Cumhuriyetimizin banisi aziz Atatürk akdenizin maviliği, derinliği ve enginliği ile torosların heybetli siluetine bakarak tarihi kayıtlara giren o dünyaca ünlü sözünü söylemiş “Hiç şüphesiz ki Antalya Dünyanın en güzel şehridir.” Bu şehrin karar vericileri, yöneticileri, atanmışları ve seçilmişleri her protokol konuşmasında, Antalya sevdalarını anlatabilmek için tarihi o sözle konuşmalarına başlamaktadır.  

Lafa değil icraata bakmak lazım. Söze değil öze bakmak lazım. Konuşanı değil yapanı görmek lazım. Makamlar ve imkanlar insanların işleri kolaylaştırmak, fiziki koşulları iyileştirmek, fırsat eşitliği yaratmak ve toplumun refah seviyesini arttırmak için vardır. Artık bu şehrin geleceği için hakikati baskın söylemek gerekir. Anlayacakları yerden, anlayacakları dilden seslenmek, hakikati erk sahiplerine duyurma zamanı gelmedi mi? 
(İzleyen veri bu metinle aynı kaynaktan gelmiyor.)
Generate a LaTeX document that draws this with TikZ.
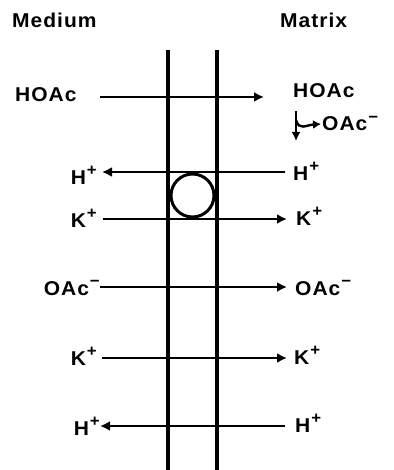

Memurlar, işçiler, çiftçiler, esnaflar, akademisyenler vb. meslek gruplarının yaşamak istediği şehir tercihlerinin başında Antalya gelirdi. Rus ve Ukrayna savaşı sonrası yaşanan dış göç ile birlikte şehrimiz de hem demografik yapı hem de sosyoekonomik yapı bozuldu. Esasında Rus topları Antalya’yı vurdu. Mahallelerimizin kira fiyatlarında balon oluştu. Normalin dışında fiyat skalası ve algısı tekemmül etti. Vatandaşlarımız normalin ne olduğunu, ne olması gerektiğini konuşur oldu. Hali hazırda sorunlarımız hudutlarımızın her metrekaresine sirayet etmişken; diyalogların kimliklere sıkışması, kutuplaşmanın derinleşmesi, şoven tepkilerin artması ve daha niceleri ile uğraşırken üzerine ekonomik buhranı yaşadık. 

Bir bölgenin nüfusunu yönetemezseniz, keza nüfus politikası uygulayamazsanız, o şehrin trafik sorununu çözemezsiniz, barınma sorununu gideremezsiniz, sosyal adaleti sağlayamazsınız. Kentlilik, kentlilik bilinci ve kültürünü oluşturmak yerel yönetimlerin sorumluluğundadır. Merkezi hükümet ile yerel yönetimlerin müşterek konularda çatışma ve çekişme değil, görüşme ve müzakere yapması elzemdir. Nihai olarak sonuçtan etkilenen şehrin çocukları, sokakları ve insanları oluyor. Daha düne kadar bürokratların, devlet memurlarının tayin için araya referans koydukları bu şehirde artık  başka bir ile gitmek için referans konulmaya başlandı. Niye bu hale geldi, neden bu hale geldik. Böylesi mutena şehir, Dünyanın en güzel şehrinden, en pahalı şehrine niye evrildi. Yetkililere soruyorum niye evrildi?